NC Qin (Nancy Yu) explores the histories of ancient battle artefacts, prompting conversations about heritage and values. Appropriating the symbolism of glass and its associated qualities of fragility, risk and preciousness, Qin uses this medium to explore legacies of cultural heritage and question traditional values. Qin’s works allude to real and mythical heroes and weaponry in Chinese history, reinterpreting Chinese myths, such as the epic Romance of the three kingdoms, through a cultural perspective that has been shaped by both Eastern and Western influences.

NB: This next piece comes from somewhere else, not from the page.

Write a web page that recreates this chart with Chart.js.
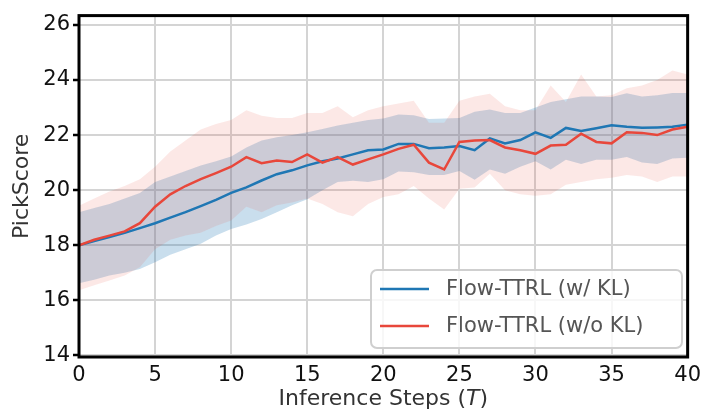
<!DOCTYPE html>
<html>
<head>
<meta charset="utf-8">
<script src="https://cdn.jsdelivr.net/npm/chart.js@4.4.1/dist/chart.umd.min.js"></script>
<style>
  html, body { margin: 0; padding: 0; background: #ffffff; }
  #wrap { width: 707px; height: 413px; position: relative; }
</style>
</head>
<body>
<div id="wrap"><canvas id="chart" width="707" height="413"></canvas></div>
<script>
// Inference steps T
const steps = [0, 1, 2, 3, 4, 5, 6, 7, 8, 9, 10, 11, 12, 13, 14, 15, 16, 17, 18, 19, 20,
               21, 22, 23, 24, 25, 26, 27, 28, 29, 30, 31, 32, 33, 34, 35, 36, 37, 38, 39, 40];

// Flow-TTRL (w/ KL): mean PickScore and its spread
const klMean = [18.0, 18.15, 18.3, 18.45, 18.62, 18.8, 19.0, 19.2, 19.42, 19.65, 19.9,
                20.1, 20.35, 20.58, 20.72, 20.9, 21.05, 21.15, 21.3, 21.45, 21.48,
                21.68, 21.68, 21.52, 21.55, 21.6, 21.45, 21.88, 21.7, 21.82, 22.1,
                21.9, 22.26, 22.15, 22.25, 22.36, 22.3, 22.27, 22.28, 22.3, 22.38];
const klUpper = [19.2, 19.35, 19.5, 19.7, 19.9, 20.3, 20.5, 20.7, 20.9, 21.05, 21.22,
                 21.55, 21.8, 21.92, 22.0, 22.1, 22.22, 22.35, 22.45, 22.55, 22.6,
                 22.75, 22.72, 22.58, 22.6, 22.62, 22.85, 22.93, 22.8, 22.8, 23.0,
                 23.2, 23.3, 23.4, 23.4, 23.38, 23.52, 23.4, 23.45, 23.53, 23.53];
const klLower = [16.62, 16.75, 16.9, 17.0, 17.14, 17.38, 17.65, 17.85, 18.05, 18.35, 18.59,
                 18.75, 18.95, 19.2, 19.45, 19.67, 20.0, 20.3, 20.34, 20.3, 20.4,
                 20.68, 20.65, 20.55, 20.55, 20.7, 20.38, 20.75, 20.6, 20.85, 21.05,
                 20.75, 21.1, 20.95, 21.1, 21.1, 21.2, 21.0, 20.95, 21.15, 21.18];

// Flow-TTRL (w/o KL): mean PickScore and its spread
const noKlMean = [18.0, 18.2, 18.35, 18.5, 18.8, 19.4, 19.85, 20.15, 20.4, 20.62, 20.85,
                  21.2, 20.98, 21.08, 21.02, 21.3, 21.0, 21.2, 20.93, 21.12, 21.3,
                  21.5, 21.65, 21.0, 20.75, 21.75, 21.8, 21.82, 21.55, 21.45, 21.32,
                  21.62, 21.65, 22.05, 21.75, 21.7, 22.1, 22.08, 22.0, 22.2, 22.3];
const noKlUpper = [19.43, 19.7, 19.95, 20.15, 20.4, 20.85, 21.4, 21.8, 22.2, 22.4, 22.55,
                   22.9, 22.7, 22.62, 22.62, 22.8, 22.8, 23.05, 22.65, 22.9, 23.05,
                   23.15, 23.25, 22.45, 22.45, 23.25, 23.4, 23.5, 23.05, 22.9, 22.9,
                   23.8, 23.2, 24.2, 23.4, 23.45, 23.7, 23.8, 24.0, 24.35, 24.2];
const noKlLower = [16.36, 16.55, 16.72, 16.9, 17.2, 17.85, 18.2, 18.35, 18.45, 18.7, 18.9,
                   19.4, 19.2, 19.45, 19.55, 19.7, 19.5, 19.2, 19.05, 19.5, 19.75,
                   19.85, 20.15, 19.7, 19.3, 20.05, 20.1, 20.6, 20.0, 19.85, 19.8,
                   19.85, 20.2, 20.3, 20.4, 20.45, 20.55, 20.5, 20.3, 20.5, 20.5];

// Axis tick labels
const xTicks = [0, 5, 10, 15, 20, 25, 30, 35, 40];
const yTicks = [14, 16, 18, 20, 22, 24, 26];

const seriesNames = ['Flow-TTRL (w/ KL)', 'Flow-TTRL (w/o KL)'];
const BLUE = '#1f77b4';
const RED = '#e8473b';
const FONT = "'DejaVu Sans', 'Liberation Sans', sans-serif";

const pts = arr => arr.map((v, i) => ({ x: steps[i], y: v }));

const lineStyle = color => ({
  borderColor: color, borderWidth: 2.5, pointRadius: 0, fill: false, tension: 0
});
const bandEdge = fill => ({
  borderColor: 'rgba(0,0,0,0)', borderWidth: 0, pointRadius: 0, tension: 0,
  fill: fill ? '+1' : false, backgroundColor: fill || 'rgba(0,0,0,0)'
});

// Datasets are drawn from the last index to the first, so bands go underneath the lines.
const datasets = [
  Object.assign({ label: seriesNames[1], data: pts(noKlMean) }, lineStyle(RED)),
  Object.assign({ label: seriesNames[0], data: pts(klMean) }, lineStyle(BLUE)),
  Object.assign({ label: 'noKlUpper', data: pts(noKlUpper) }, bandEdge('rgba(231,76,60,0.13)')),
  Object.assign({ label: 'noKlLower', data: pts(noKlLower) }, bandEdge(null)),
  Object.assign({ label: 'klUpper', data: pts(klUpper) }, bandEdge('rgba(31,119,180,0.245)')),
  Object.assign({ label: 'klLower', data: pts(klLower) }, bandEdge(null))
];

// Frame around the plot, legend box and the x-axis title with an italic T
const decorations = {
  id: 'decorations',
  afterDatasetsDraw(chart) {
    const { ctx, chartArea: a } = chart;
    ctx.save();
    ctx.strokeStyle = '#000';
    ctx.lineWidth = 3;
    ctx.strokeRect(a.left, a.top, a.right - a.left, a.bottom - a.top);
    ctx.restore();
  },
  afterDraw(chart) {
    const { ctx, chartArea: a } = chart;
    ctx.save();

    // legend
    const bx = 371, by = 270, bw = 311, bh = 78, r = 6;
    ctx.beginPath();
    ctx.moveTo(bx + r, by);
    ctx.arcTo(bx + bw, by, bx + bw, by + bh, r);
    ctx.arcTo(bx + bw, by + bh, bx, by + bh, r);
    ctx.arcTo(bx, by + bh, bx, by, r);
    ctx.arcTo(bx, by, bx + bw, by, r);
    ctx.closePath();
    ctx.fillStyle = 'rgba(255,255,255,0.8)';
    ctx.fill();
    ctx.strokeStyle = '#cfcfcf';
    ctx.lineWidth = 2;
    ctx.stroke();

    const entries = [
      { text: seriesNames[0], color: BLUE, y: 289 },
      { text: seriesNames[1], color: RED, y: 326 }
    ];
    ctx.font = '21px ' + FONT;
    ctx.textBaseline = 'middle';
    ctx.textAlign = 'left';
    entries.forEach(e => {
      ctx.beginPath();
      ctx.strokeStyle = e.color;
      ctx.lineWidth = 2.5;
      ctx.moveTo(380, e.y);
      ctx.lineTo(429, e.y);
      ctx.stroke();
      ctx.fillStyle = '#555';
      ctx.fillText(e.text, 446, e.y + 1);
    });

    // x-axis title
    const parts = [
      { t: 'Inference Steps (', f: '22px ' + FONT },
      { t: 'T', f: 'italic 22px ' + FONT },
      { t: ')', f: '22px ' + FONT }
    ];
    let total = 0;
    parts.forEach(p => { ctx.font = p.f; p.w = ctx.measureText(p.t).width; total += p.w; });
    let x = (a.left + a.right) / 2 - total / 2;
    ctx.fillStyle = '#333';
    ctx.textBaseline = 'middle';
    parts.forEach(p => { ctx.font = p.f; ctx.fillText(p.t, x, 399); x += p.w; });
    ctx.restore();
  }
};

new Chart(document.getElementById('chart'), {
  type: 'line',
  data: { datasets },
  options: {
    responsive: false,
    animation: false,
    devicePixelRatio: 1,
    layout: { padding: { top: 14, right: 17, left: 0, bottom: 0 } },
    plugins: { legend: { display: false }, tooltip: { enabled: false } },
    scales: {
      x: {
        type: 'linear', min: 0, max: 40,
        afterBuildTicks: s => { s.ticks = xTicks.map(v => ({ value: v })); },
        afterFit: s => { s.height = 56; },
        grid: { color: '#d4d4d4', lineWidth: 2, drawTicks: false },
        border: { display: false },
        ticks: { padding: 6, color: '#111', font: { family: FONT, size: 21 } }
      },
      y: {
        type: 'linear', min: 13.94, max: 26.34,
        afterBuildTicks: s => { s.ticks = yTicks.map(v => ({ value: v })); },
        afterFit: s => { s.width = 79; },
        grid: { color: '#d4d4d4', lineWidth: 2, tickColor: '#000', tickLength: 6, tickWidth: 2.5 },
        border: { display: false },
        ticks: { padding: 3, color: '#111', font: { family: FONT, size: 21 } },
        title: {
          display: true, text: 'PickScore', color: '#333',
          font: { family: FONT, size: 22 }, padding: { top: 9, bottom: 0 }
        }
      }
    }
  },
  plugins: [decorations]
});
</script>
</body>
</html>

Jia Sung is an artist and educator. Inspired by Chinese historical textiles and traditions of feminised labour, Sung’s work combines tapestry, embroidery and beadwork with painting. Drawing on motifs from Chinese mythology and Buddhist iconography, Sung uses the familiar visual language of folklore to examine and subvert conventional archetypes of femininity, queerness and otherness. Her approach takes from the Chinese zhiguai tradition, the genre of ‘strange tales’, where the supernatural, the monstrous and the spiritual seep into the tidy confines of ordinary existence and the boundaries of our reality.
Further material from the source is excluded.